The effective tax rate for the quarter was 34 percent, down from 35 percent a year ago.

The company's return on average equity (ROE) was 29.0 percent, up from 28.3 percent a year ago.

“First quarter results showed solid core performance and continued progress in expanding the American Express franchise despite an impact from several of the headwinds we’re confronting,” said Kenneth I. Chenault, chairman and chief executive officer.

“Underlying performance reflected some familiar themes: higher Card Member spending (3 percent globally, 7 percent on an FX adjusted basis); a modest increase in loans; credit metrics near their historic lows; disciplined cost controls; and a strong balance sheet that allows us to return substantial amounts of capital to shareholders. These results came against the negative impact of a sharply stronger U.S. dollar, an uneven global economy, and the long-term renewal of several cobrand relationships that provide us with lower initial economics than the prior agreements. We also felt the impact from ending our relationship with Costco Canada, which expired at year end.

“During the quarter, we announced the launch of a new loyalty coalition business in the U.S. This business, named Plenti, leverages the success of similar programs in our international markets that are building business for merchants and delivering rewards to more than 60 million participating customers. We also moved forward on initiatives that are gaining broader card acceptance among smaller merchants and aimed at capturing a greater share of U.S. consumers’ everyday spending.

“Separately, based on our strong outcome on the Federal Reserve’s annual stress test, we gained the flexibility to increase the quarterly dividend by 12 percent to 29 cents per share and repurchase up to $6.6 billion of common shares through second quarter of 2016.

“As previously reported, we expect full year 2015 earnings will be flat to modestly down year-over-year with the headwinds we’re facing and as we ramp up investments to help offset the impact from ending our relationship with Costco in the U.S. next year. Looking further ahead, we have a range of growth opportunities across the business and continue to be very positive about the moderate to long term outlook for our company.”

Segment Results

U.S. Card Services reported first-quarter net income of $934 million, up 7 percent from $876 million a year ago.

Total revenues net of interest expense increased 6 percent to $4.5 billion from $4.3 billion a year ago. The increase reflected a 7 percent rise in Card Member spending and higher net interest income.

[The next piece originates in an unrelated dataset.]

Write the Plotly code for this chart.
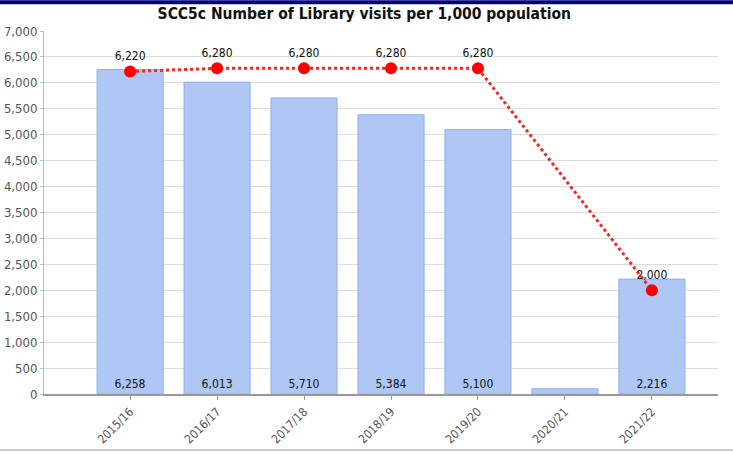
import plotly.graph_objects as go

# Data
years = ["2015/16", "2016/17", "2017/18", "2018/19", "2019/20", "2020/21", "2021/22"]
visits = [6258, 6013, 5710, 5384, 5100, 100, 2216]
visit_labels = ["6,258", "6,013", "5,710", "5,384", "5,100", "", "2,216"]
target_years = ["2015/16", "2016/17", "2017/18", "2018/19", "2019/20", "2021/22"]
targets = [6220, 6280, 6280, 6280, 6280, 2000]

fig = go.Figure()

fig.add_trace(go.Bar(
    x=years,
    y=visits,
    width=0.76,
    marker=dict(color="#aec7f4", line=dict(color="#8fb0ec", width=1)),
    text=visit_labels,
    textposition="inside",
    insidetextanchor="start",
    textfont=dict(family="DejaVu Sans Condensed", size=12, color="#111111"),
    textangle=0,
    showlegend=False,
))

fig.add_trace(go.Scatter(
    x=target_years,
    y=targets,
    mode="lines+markers+text",
    line=dict(color="#ff2020", width=3, dash="dot"),
    marker=dict(color="#ff0000", size=12),
    text=[f"{v:,}" for v in targets],
    textposition="top center",
    textfont=dict(family="DejaVu Sans Condensed", size=12, color="#111111"),
    cliponaxis=False,
    showlegend=False,
))

fig.update_layout(
    width=733,
    height=452,
    margin=dict(l=44, r=15, t=31, b=58, autoexpand=False),
    paper_bgcolor="white",
    plot_bgcolor="white",
    title=dict(
        text="<b>SCC5c Number of Library visits per 1,000 population</b>",
        x=0.497, xanchor="center", y=0.971, yanchor="middle",
        font=dict(family="DejaVu Sans Condensed", size=15.5, color="#111111"),
    ),
    xaxis=dict(
        type="category",
        range=[-0.99, 6.76],
        tickangle=-45,
        automargin=False,
        tickfont=dict(family="DejaVu Sans Condensed", size=12, color="#555555"),
        showline=True, linecolor="#999999", linewidth=2,
        ticks="outside", ticklen=4, tickcolor="#999999",
        showgrid=False,
    ),
    yaxis=dict(
        range=[0, 7000],
        dtick=500,
        tickformat=",",
        automargin=False,
        tickfont=dict(family="DejaVu Sans Condensed", size=13, color="#555555"),
        showgrid=True, gridcolor="#dddddd", gridwidth=1,
        showline=True, linecolor="#bbbbbb", linewidth=1,
        ticks="outside", ticklen=3, tickcolor="#bbbbbb",
        zeroline=False,
    ),
    shapes=[
        # navy frame line at the top and light rule at the bottom
        dict(type="line", xref="paper", yref="paper", x0=-0.07, x1=1.03,
             y0=1.079, y1=1.079, line=dict(color="#000080", width=4)),
        dict(type="line", xref="paper", yref="paper", x0=-0.07, x1=1.03,
             y0=-0.154, y1=-0.154, line=dict(color="#cccccc", width=2)),
    ],
)

# drop the default body margin so the figure sits at the window's corner
fig.write_html(
    "out.html",
    config={"displayModeBar": False},
    post_script="document.body.style.margin='0';",
)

Provisions for losses totaled $296 million, down 13 percent from $342 million a year ago. The decrease primarily reflected a larger reserve release this quarter than last year.

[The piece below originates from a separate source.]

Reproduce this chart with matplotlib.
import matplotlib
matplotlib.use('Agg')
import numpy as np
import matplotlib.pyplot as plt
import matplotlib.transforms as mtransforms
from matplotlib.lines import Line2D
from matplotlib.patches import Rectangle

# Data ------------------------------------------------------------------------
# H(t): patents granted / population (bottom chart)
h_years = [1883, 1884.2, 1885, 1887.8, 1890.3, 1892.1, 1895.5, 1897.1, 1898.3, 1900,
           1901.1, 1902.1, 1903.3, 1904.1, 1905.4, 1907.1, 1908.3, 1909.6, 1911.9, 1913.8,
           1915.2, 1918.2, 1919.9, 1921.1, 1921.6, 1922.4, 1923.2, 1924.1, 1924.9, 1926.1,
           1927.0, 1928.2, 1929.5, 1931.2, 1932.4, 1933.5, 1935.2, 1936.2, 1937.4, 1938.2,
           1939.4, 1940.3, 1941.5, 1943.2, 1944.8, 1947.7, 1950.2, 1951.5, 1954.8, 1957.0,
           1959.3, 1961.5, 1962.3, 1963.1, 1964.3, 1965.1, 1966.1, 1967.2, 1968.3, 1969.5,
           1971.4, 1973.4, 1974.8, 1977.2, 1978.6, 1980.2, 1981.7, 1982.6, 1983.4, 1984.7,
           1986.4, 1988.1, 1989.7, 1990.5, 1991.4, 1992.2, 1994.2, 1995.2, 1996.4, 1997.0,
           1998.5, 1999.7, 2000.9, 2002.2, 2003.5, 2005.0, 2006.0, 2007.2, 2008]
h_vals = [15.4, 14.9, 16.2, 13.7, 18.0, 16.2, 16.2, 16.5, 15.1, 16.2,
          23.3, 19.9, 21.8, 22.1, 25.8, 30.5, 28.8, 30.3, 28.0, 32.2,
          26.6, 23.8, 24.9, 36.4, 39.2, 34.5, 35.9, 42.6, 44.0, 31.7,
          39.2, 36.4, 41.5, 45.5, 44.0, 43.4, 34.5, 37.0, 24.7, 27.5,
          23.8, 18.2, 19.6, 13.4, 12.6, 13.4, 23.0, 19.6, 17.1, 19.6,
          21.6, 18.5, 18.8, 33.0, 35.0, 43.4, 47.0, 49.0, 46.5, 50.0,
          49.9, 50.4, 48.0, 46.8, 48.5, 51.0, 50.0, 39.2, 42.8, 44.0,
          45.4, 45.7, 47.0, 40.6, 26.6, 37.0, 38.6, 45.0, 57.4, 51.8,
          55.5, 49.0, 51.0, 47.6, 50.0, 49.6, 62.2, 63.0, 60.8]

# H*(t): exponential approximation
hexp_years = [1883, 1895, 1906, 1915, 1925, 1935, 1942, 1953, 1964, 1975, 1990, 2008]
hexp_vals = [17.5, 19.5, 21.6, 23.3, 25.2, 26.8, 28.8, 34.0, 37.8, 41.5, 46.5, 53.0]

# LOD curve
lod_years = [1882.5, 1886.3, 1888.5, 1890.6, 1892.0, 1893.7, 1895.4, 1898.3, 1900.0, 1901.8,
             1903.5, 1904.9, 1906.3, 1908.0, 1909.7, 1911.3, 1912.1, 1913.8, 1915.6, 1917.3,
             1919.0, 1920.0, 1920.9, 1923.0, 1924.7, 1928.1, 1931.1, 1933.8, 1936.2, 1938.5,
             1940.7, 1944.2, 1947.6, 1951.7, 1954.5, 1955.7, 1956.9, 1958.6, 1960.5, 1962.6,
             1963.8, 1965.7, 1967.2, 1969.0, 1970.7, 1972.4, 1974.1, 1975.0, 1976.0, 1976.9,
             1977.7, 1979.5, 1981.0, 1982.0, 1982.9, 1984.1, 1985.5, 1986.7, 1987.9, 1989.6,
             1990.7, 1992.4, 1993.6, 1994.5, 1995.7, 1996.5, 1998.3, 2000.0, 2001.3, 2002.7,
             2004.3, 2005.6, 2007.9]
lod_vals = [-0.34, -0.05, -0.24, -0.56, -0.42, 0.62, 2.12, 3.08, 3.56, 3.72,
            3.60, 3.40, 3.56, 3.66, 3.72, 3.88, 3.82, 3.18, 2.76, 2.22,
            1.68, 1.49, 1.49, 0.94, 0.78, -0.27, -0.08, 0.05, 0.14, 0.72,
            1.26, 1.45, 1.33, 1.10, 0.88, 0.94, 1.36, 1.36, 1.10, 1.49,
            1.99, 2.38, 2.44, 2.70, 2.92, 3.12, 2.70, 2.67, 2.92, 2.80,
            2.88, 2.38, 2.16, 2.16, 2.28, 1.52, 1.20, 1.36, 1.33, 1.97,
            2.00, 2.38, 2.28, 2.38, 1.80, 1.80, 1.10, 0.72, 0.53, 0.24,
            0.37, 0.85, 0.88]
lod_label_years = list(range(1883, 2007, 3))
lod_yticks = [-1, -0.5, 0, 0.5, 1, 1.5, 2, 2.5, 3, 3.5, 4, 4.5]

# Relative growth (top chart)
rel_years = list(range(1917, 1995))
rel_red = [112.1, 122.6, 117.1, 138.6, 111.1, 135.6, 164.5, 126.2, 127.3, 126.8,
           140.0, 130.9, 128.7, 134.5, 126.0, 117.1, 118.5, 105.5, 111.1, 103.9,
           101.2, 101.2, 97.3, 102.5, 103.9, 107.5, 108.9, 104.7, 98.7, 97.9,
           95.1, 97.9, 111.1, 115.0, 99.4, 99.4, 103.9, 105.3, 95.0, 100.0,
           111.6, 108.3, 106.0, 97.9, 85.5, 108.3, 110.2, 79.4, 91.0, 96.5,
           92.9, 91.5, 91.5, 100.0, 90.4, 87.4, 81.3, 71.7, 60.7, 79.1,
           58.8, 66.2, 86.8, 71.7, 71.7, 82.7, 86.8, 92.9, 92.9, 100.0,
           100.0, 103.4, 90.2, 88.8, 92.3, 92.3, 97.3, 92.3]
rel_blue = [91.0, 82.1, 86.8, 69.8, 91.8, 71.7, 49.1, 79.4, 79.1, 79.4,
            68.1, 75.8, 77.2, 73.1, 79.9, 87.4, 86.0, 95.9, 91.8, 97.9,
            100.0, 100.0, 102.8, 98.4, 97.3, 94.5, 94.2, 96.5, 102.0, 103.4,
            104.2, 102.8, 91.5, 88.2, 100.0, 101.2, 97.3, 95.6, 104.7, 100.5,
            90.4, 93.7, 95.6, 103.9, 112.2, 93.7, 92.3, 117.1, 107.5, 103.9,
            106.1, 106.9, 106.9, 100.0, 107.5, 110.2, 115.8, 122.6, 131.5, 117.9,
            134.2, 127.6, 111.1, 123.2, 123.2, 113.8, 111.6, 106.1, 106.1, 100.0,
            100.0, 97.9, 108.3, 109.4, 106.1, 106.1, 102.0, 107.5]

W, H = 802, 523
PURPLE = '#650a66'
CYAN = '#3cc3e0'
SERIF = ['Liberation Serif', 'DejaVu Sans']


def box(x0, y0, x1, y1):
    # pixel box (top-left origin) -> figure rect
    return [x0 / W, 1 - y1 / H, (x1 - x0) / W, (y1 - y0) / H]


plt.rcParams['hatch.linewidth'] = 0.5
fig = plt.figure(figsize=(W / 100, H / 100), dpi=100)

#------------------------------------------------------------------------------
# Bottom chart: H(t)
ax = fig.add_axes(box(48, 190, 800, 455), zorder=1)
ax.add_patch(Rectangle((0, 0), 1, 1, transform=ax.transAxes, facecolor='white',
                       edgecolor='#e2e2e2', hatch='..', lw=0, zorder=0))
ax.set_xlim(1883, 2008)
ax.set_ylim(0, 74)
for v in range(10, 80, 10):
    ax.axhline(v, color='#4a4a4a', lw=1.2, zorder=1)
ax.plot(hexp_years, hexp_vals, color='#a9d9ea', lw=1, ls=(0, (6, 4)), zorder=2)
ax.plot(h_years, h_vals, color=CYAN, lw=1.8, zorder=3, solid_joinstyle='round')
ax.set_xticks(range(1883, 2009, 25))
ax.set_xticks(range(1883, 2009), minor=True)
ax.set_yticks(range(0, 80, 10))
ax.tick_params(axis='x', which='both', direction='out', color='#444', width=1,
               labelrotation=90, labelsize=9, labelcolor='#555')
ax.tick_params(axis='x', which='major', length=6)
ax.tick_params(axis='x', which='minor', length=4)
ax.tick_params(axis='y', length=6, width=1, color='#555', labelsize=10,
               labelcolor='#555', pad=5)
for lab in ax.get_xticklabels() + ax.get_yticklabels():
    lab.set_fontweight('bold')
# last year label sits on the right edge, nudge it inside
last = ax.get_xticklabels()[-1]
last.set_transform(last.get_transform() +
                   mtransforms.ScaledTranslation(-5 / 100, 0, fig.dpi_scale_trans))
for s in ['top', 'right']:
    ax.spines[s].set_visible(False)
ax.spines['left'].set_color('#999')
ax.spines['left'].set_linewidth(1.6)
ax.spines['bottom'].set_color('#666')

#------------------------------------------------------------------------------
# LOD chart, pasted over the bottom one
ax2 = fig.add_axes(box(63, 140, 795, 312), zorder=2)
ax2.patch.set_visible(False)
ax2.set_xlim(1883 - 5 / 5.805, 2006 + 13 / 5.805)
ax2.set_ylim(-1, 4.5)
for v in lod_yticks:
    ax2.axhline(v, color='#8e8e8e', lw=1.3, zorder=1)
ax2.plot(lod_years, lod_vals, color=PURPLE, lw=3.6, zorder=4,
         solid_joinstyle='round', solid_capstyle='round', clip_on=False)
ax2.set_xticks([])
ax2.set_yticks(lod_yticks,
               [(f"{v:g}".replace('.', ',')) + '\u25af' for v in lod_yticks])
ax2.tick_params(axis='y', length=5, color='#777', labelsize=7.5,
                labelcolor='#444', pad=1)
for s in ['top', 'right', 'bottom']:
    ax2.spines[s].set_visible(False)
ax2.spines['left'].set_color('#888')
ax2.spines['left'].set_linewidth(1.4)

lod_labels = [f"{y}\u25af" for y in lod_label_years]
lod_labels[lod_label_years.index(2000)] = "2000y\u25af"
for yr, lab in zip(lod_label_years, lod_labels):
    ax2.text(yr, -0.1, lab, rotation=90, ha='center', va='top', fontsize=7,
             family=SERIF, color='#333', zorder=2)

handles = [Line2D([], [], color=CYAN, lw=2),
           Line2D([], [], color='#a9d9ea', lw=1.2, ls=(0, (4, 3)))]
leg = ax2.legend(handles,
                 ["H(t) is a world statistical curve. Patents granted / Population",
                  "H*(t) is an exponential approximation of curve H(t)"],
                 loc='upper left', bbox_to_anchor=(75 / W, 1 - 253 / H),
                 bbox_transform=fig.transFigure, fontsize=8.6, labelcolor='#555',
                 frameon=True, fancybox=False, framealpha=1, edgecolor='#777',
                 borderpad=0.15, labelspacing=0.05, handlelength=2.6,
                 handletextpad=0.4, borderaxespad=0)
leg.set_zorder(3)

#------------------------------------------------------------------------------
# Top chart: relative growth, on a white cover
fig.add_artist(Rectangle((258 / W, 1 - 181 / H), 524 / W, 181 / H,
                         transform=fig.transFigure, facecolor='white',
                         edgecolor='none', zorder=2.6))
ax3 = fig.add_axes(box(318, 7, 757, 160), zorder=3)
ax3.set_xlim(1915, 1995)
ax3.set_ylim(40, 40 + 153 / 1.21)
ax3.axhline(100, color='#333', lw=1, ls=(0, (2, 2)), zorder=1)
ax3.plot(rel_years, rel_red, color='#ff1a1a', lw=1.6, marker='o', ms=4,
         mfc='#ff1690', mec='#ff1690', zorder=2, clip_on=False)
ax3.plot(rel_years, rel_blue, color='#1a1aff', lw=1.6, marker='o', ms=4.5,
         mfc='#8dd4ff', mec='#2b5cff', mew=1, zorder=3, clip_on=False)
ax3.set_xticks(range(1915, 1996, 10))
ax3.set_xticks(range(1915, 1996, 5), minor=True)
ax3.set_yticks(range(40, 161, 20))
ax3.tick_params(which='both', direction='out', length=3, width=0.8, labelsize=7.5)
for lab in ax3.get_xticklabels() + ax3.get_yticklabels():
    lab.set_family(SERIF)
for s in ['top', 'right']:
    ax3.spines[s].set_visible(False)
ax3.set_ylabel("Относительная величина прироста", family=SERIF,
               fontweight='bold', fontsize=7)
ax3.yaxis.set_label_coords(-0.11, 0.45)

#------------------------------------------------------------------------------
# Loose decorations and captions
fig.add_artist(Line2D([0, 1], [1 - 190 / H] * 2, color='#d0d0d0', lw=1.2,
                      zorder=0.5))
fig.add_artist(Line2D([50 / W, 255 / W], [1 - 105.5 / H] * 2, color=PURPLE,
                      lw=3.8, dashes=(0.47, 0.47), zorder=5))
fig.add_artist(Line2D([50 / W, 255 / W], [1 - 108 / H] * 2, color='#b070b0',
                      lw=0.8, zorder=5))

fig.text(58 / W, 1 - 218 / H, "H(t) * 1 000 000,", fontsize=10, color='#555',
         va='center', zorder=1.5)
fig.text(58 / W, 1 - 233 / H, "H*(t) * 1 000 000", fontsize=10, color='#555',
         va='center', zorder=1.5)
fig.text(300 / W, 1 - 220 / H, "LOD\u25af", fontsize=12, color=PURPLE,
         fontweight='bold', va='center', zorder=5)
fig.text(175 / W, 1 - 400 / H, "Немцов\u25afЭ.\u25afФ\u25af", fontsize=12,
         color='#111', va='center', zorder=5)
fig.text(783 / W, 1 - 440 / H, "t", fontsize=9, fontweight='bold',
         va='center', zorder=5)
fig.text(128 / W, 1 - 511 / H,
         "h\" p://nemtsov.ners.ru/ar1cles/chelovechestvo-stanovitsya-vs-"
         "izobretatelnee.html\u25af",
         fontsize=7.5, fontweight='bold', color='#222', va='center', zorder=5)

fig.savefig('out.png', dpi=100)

Total expenses increased 9 percent to $2.7 billion from $2.5 billion a year ago. The rise primarily reflected higher rewards and Card Member services expenses driven by increased Card Member spending volumes and additional costs related to renewing certain cobrand relationships.

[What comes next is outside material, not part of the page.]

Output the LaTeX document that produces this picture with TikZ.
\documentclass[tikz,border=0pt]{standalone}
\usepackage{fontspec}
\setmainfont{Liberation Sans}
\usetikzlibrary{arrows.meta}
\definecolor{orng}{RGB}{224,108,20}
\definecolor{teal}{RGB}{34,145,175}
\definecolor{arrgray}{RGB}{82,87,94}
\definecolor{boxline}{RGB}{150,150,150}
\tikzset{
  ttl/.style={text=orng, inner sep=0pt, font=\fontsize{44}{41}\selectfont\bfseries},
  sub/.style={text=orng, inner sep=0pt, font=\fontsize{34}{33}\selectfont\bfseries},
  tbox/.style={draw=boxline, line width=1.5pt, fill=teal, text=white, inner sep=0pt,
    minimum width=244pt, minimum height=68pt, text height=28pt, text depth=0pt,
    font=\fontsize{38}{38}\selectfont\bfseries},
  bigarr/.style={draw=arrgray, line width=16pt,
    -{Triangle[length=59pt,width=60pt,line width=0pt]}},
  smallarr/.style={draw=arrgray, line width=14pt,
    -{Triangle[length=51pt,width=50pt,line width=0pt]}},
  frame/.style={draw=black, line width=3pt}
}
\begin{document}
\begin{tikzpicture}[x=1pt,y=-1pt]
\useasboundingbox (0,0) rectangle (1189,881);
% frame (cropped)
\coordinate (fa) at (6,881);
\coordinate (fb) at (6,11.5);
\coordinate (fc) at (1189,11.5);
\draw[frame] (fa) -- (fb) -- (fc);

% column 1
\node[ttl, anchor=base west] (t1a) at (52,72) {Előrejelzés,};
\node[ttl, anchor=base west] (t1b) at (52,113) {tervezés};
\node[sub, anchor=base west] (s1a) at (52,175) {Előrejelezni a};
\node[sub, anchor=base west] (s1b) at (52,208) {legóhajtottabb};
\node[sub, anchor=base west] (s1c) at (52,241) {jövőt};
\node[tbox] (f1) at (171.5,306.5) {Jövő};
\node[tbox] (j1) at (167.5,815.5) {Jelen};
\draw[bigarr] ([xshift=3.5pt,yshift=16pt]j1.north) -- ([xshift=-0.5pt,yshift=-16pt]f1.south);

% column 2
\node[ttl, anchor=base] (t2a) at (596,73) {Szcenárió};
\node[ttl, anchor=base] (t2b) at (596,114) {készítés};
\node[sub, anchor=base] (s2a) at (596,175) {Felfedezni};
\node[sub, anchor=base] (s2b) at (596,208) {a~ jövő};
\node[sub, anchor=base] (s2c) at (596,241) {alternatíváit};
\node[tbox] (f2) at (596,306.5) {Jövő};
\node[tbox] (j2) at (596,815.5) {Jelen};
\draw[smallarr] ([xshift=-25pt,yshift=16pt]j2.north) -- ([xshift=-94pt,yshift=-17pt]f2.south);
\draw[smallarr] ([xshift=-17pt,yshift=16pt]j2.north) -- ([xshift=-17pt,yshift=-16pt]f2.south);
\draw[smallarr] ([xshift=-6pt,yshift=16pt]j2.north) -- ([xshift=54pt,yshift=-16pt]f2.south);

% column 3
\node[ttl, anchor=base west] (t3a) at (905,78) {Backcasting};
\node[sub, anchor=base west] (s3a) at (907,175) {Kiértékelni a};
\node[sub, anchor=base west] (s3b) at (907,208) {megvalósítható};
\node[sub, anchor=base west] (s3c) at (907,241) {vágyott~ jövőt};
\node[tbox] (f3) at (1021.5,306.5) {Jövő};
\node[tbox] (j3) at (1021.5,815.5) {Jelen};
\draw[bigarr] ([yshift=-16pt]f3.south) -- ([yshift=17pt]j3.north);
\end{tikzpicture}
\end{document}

The effective tax rate was 37 percent compared to 38 percent a year ago.

International Card Services reported first-quarter net income of $134 million, down 16 percent from $159 million a year ago. The decline reflected the impact of the stronger U.S. dollar.

Total revenues net of interest expense decreased 8 percent (up 4 percent FX adjusted2) to $1.2 billion.

Provisions for losses totaled $76 million, down 13 percent from $87 million a year ago.

Total expenses decreased 8 percent (up 1 percent FX adjusted2) to $1 billion. The decrease primarily reflected lower marketing, promotion and rewards costs.

The effective tax rate was 27 percent compared to 22 percent a year ago.

Global Commercial Services reported first-quarter net income of $180 million, down from $184 million a year ago. The decline reflected the impact of the stronger U.S. dollar.

Total revenues net of interest expense decreased 31 percent (27 percent FX adjusted2) to $827 billion from $1.2 billion. Year-ago revenues included the company’s business travel operations.

Total expenses decreased 42 percent (39 percent FX adjusted2) to $508 million from $871 million a year ago. Year-ago expenses included the company’s business travel operations.

Global Network & Merchant Services reported first-quarter net income of $444 million, flat from a year ago. Results were negatively impacted by the stronger U.S. dollar.

Total revenues net of interest expense decreased 2 percent (up 3 percent FX adjusted2) to $1.3 billion. The negative impact of foreign exchange rates was partially offset by an increase in global Card Member spending.

Total expenses decreased 2 percent to $635 million (up 2 percent FX adjusted2) from $647 million a year ago. The decrease reflected lower marketing, promotion and rewards costs in the current quarter.

Corporate and Other reported first-quarter net loss of $167 million, compared with net loss of $230 million in the year-ago period.